Citizen Alleges Defamation For Police Report Blunder

SNOW HILL – County attorneys last week filed a motion to dismiss a $125,000 civil suit filed in June by an Ocean Pines man against the County Commissioners, the Worcester County Sheriff’s Office and its public information officer over an erroneous press release issued to local media outlets identifying the plaintiff as a suspect, not the victim, in a vehicle break-in last July.

On July 2, 2008, the Worcester County Sheriff’s Office issued a press release detailing a vehicle break-in at the Wal-Mart on Route 50 during which roughly $3,000 in personal property was stolen. According to the release, Sheriff’s deputies met with the victim who was able to provide a partial tag number for the suspects’ vehicle, which was later found by Ocean City police in the parking lot of a resort convenience store. The press release goes on to name those arrested in connection with the case including Arthur Bell, 51, of College Park, Md., and, erroneously, Gregory Beck, 38, of Ocean Pines.

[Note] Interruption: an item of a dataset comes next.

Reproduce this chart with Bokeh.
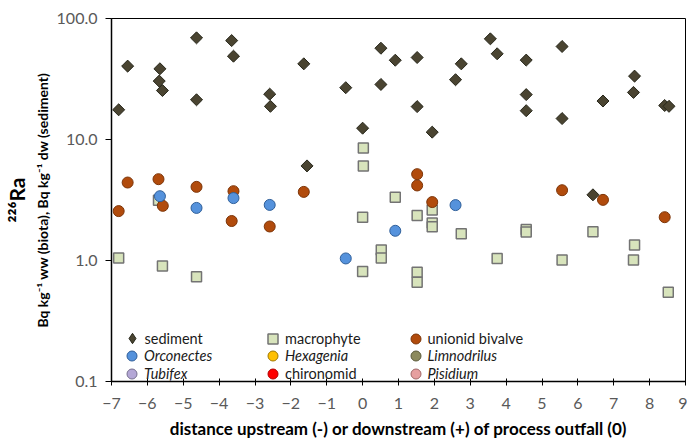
import math

from bokeh.embed import file_html
from bokeh.models import (CustomJSTickFormatter, FixedTicker, Legend, LegendItem,
                          LinearAxis, Range1d)
from bokeh.plotting import figure
from bokeh.resources import INLINE

# 226Ra activity versus distance from the process outfall (km)
sediment_x = [-6.80, -6.55, -5.65, -5.67, -5.58, -4.63, -4.63, -3.65, -3.60, -2.59,
              -2.57, -1.64, -1.55, -0.47, 0.00, 0.51, 0.51, 0.91, 1.52, 1.52,
              1.94, 2.59, 2.75, 3.56, 3.75, 4.56, 4.56, 4.56, 5.56, 5.56,
              6.42, 6.70, 7.58, 7.55, 8.42, 8.54]
sediment_y = [17.6, 40.4, 38.4, 30.4, 25.4, 69.2, 21.3, 65.7, 48.8, 23.7,
              18.8, 42.2, 6.05, 26.8, 12.4, 56.8, 28.5, 45.2, 47.6, 18.7,
              11.5, 31.2, 42.2, 67.9, 51.1, 45.3, 23.5, 17.3, 58.7, 14.9,
              3.49, 20.8, 33.4, 24.5, 19.1, 18.8]

macrophyte_x = [-6.80, -5.69, -5.58, -4.63, 0.02, 0.02, 0.00, 0.00, 0.52, 0.52,
                0.91, 1.52, 1.52, 1.52, 1.94, 1.94, 1.94, 2.75, 3.75, 4.56,
                4.56, 5.56, 6.42, 7.58, 7.55, 8.52]
macrophyte_y = [1.05, 3.15, 0.90, 0.735, 8.5, 6.05, 2.28, 0.81, 1.22, 1.05,
                3.34, 2.36, 0.80, 0.66, 2.61, 2.04, 1.90, 1.66, 1.04, 1.80,
                1.72, 1.01, 1.73, 1.34, 1.01, 0.547]

unionid_x = [-6.80, -6.55, -5.69, -5.57, -4.63, -3.60, -3.65, -2.59, -1.64, 1.52,
             1.52, 1.94, 5.56, 6.70, 8.42]
unionid_y = [2.56, 4.41, 4.70, 2.83, 4.06, 3.74, 2.12, 1.91, 3.69, 5.17,
             4.17, 3.04, 3.81, 3.17, 2.28]

orconectes_x = [-5.65, -4.63, -3.60, -2.59, -0.47, 0.91, 2.59]
orconectes_y = [3.40, 2.72, 3.28, 2.88, 1.04, 1.76, 2.87]

# taxa in the key that have no measurement here
no_data = [float("nan")]

x_ticks = list(range(-7, 10))
y_ticks = [0.1, 1, 10, 100]

FONT = "Lato"

p = figure(width=687, height=441, y_axis_type="log",
           x_range=Range1d(-7, 9), y_range=Range1d(0.1, 100),
           output_backend="svg", toolbar_location=None,
           min_border_left=106, min_border_right=2,
           min_border_top=18, min_border_bottom=57)
p.xgrid.visible = False
p.ygrid.visible = False
p.outline_line_color = "#000000"
p.outline_line_width = 1
p.background_fill_color = "white"
p.border_fill_color = "white"

SED = dict(fill_color="#4a4431", line_color="#26261a", line_width=1)

# series, drawn in this order so later ones sit on top
r_sed = p.scatter(sediment_x, sediment_y, marker="square", angle=math.pi / 4, size=8.5, **SED)
r_mac = p.scatter(macrophyte_x, macrophyte_y, marker="square", size=10,
                  fill_color="#d8e4bc", line_color="#737373", line_width=1.5)
r_uni = p.scatter(unionid_x, unionid_y, marker="circle", size=11,
                  fill_color="#b14b0c", line_color="#7d3508", line_width=1)
r_orc = p.scatter(orconectes_x, orconectes_y, marker="circle", size=11,
                  fill_color="#5592dc", line_color="#2f5f9a", line_width=1)

# key-only glyphs
k_sed = p.scatter(no_data, no_data, marker="diamond", size=10, **SED)
r_hex = p.scatter(no_data, no_data, marker="circle", size=11, fill_color="#ffc000",
                  line_color="#a07800", line_width=1)
r_lim = p.scatter(no_data, no_data, marker="circle", size=11, fill_color="#8c8a5c",
                  line_color="#5a5a3a", line_width=1)
r_tub = p.scatter(no_data, no_data, marker="circle", size=11, fill_color="#b4a7d6",
                  line_color="#77708f", line_width=1)
r_chi = p.scatter(no_data, no_data, marker="circle", size=11, fill_color="#ff0000",
                  line_color="#b00000", line_width=1)
r_pis = p.scatter(no_data, no_data, marker="circle", size=11, fill_color="#e6a0a0",
                  line_color="#a06868", line_width=1)

# key laid out as a 3 x 3 grid inside the frame
key_cols = [20.5, 161.5, 304.0]   # marker centre, px from frame left
key_rows = [43.0, 25.5, 8.0]      # marker centre, px above frame bottom
key = [
    (k_sed, "sediment", 0, 0, "normal", 26),
    (r_mac, "macrophyte", 1, 0, "normal", 25),
    (r_uni, "unionid bivalve", 2, 0, "normal", 25),
    (r_orc, "Orconectes", 0, 1, "italic", 25),
    (r_hex, "Hexagenia", 1, 1, "italic", 25),
    (r_lim, "Limnodrilus", 2, 1, "italic", 25),
    (r_tub, "Tubifex", 0, 2, "italic", 25),
    (r_chi, "chironomid", 1, 2, "normal", 25),
    (r_pis, "Pisidium", 2, 2, "italic", 25),
]
for rend, label, col, row, style, gw in key:
    gh = gw
    leg = Legend(items=[LegendItem(label=label, renderers=[rend])],
                 location=(key_cols[col] - gw / 2, key_rows[row] - gh / 2),
                 padding=0, margin=0, spacing=0,
                 glyph_width=gw, glyph_height=gh, label_height=gh,
                 label_standoff=10 - gw // 2 - (gw % 2),
                 border_line_color=None, background_fill_alpha=0,
                 label_text_font=FONT, label_text_font_size="14.5px",
                 label_text_font_style=style, label_text_color="#1a1a1a")
    p.add_layout(leg, "center")

# x axis
xa = p.xaxis[0]
xa.ticker = FixedTicker(ticks=x_ticks, minor_ticks=[])
xa.axis_line_color = "#000000"
xa.axis_line_width = 1.5
xa.major_tick_line_color = "#000000"
xa.major_tick_in = 3
xa.major_tick_out = 4
xa.minor_tick_line_color = None
xa.major_label_text_font = FONT
xa.major_label_text_font_size = "16px"
xa.major_label_text_color = "#595959"
xa.major_label_standoff = 12
xa.axis_label = "distance upstream (-) or downstream (+) of process outfall (0)"
xa.axis_label_text_font = FONT
xa.axis_label_text_font_size = "17px"
xa.axis_label_text_font_style = "bold"
xa.axis_label_text_color = "#000000"
xa.axis_label_standoff = 6

# y axis (log)
ya = p.yaxis[0]
ya.ticker = FixedTicker(ticks=y_ticks, minor_ticks=[])
ya.formatter = CustomJSTickFormatter(code="return tick.toFixed(1);")
ya.axis_line_color = "#000000"
ya.axis_line_width = 1.5
ya.major_tick_line_color = "#000000"
ya.major_tick_in = 0
ya.major_tick_out = 6
ya.minor_tick_line_color = None
ya.major_label_text_font = FONT
ya.major_label_text_font_size = "16px"
ya.major_label_text_color = "#595959"
ya.major_label_standoff = 8
ya.axis_label = "Bq kg\u207b\u00b9 ww (biota), Bq kg\u207b\u00b9 dw (sediment)"
ya.axis_label_text_font = FONT
ya.axis_label_text_font_size = "14px"
ya.axis_label_text_font_style = "bold"
ya.axis_label_text_color = "#000000"
ya.axis_label_standoff = 3

# outer line of the y title: the nuclide
ra_axis = LinearAxis(ticker=FixedTicker(ticks=[]),
                     axis_label="\u00b2\u00b2\u2076Ra",
                     axis_label_text_font=FONT, axis_label_text_font_size="21px",
                     axis_label_text_font_style="bold", axis_label_text_color="#000000",
                     axis_label_standoff=2, axis_line_color=None,
                     major_tick_line_color=None, minor_tick_line_color=None,
                     major_tick_in=0, major_tick_out=0,
                     major_label_text_font_size="0px", major_label_standoff=0)
p.add_layout(ra_axis, "left")

open("out.html", "w").write(file_html(p, INLINE))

The release went on to say both Bell and Beck were arrested and charged with malicious destruction of property and theft and were held in the Worcester County Jail on $5,000 bonds.

The problem with the release is that Beck was the victim in the case and not an arrested suspect as it states. The press release was issued to local media outlets and eventually published in at least one. In June, Beck filed a $120,000 civil suit against the Sheriff’s office, its public information officer, the County Commissioners and the state of Maryland claiming defamation of character and injurious falsehood.

“The press release falsely, erroneously and negligently represented that Gregory Beck was a criminal suspect arrested and charged with malicious destruction of property and theft when, in fact, he was the victim of the crime which was the subject of the press release,” the complaint reads.

The complaint goes on to detail the damages allegedly suffered by Beck as a result of the erroneous press release issued by the sheriff’s office and its eventual publication.

“The defendants and their agents and employees negligently published false statements about Gregory Beck which exposed the plaintiff to public scorn, hatred, contempt and ridicule, thereby discouraging others in the community from having a good opinion of, or from associating or dealing with, the plaintiff both personally and in his business,” the complaint reads. “As a consequence, the plaintiff suffered actual damages for impairment of his personal and business reputation and standing in the community, personal humiliation, mental anguish and suffering, all of which was the direct result of the communications and publications at issue.”

Last week, attorneys for the County Commissioners filed a motion to dismiss the case, citing its failure to state a claim upon which relief can be granted and the often-evoked governmental immunity. The latter is a common defense used by government entities in civil suits and is currently the primary defense for the town of Ocean City in its civil suit over an escalator fall at the Convention Center three years ago.

“Since Beck’s claims against the county arose from the performance of a function inherently governmental, namely the operation of a law enforcement agency, the county is immune from suit and tort liability,” the motion to dismiss the case filed last week reads.

For the record, Bell pleaded guilty to malicious destruction of property last August and was sentenced to six months in jail, four months of which was then suspended. He was given credit for the 60 days he spent in jail awaiting trial, resulting in no new jail time. Bell was also fined $500 and placed on probation for one year.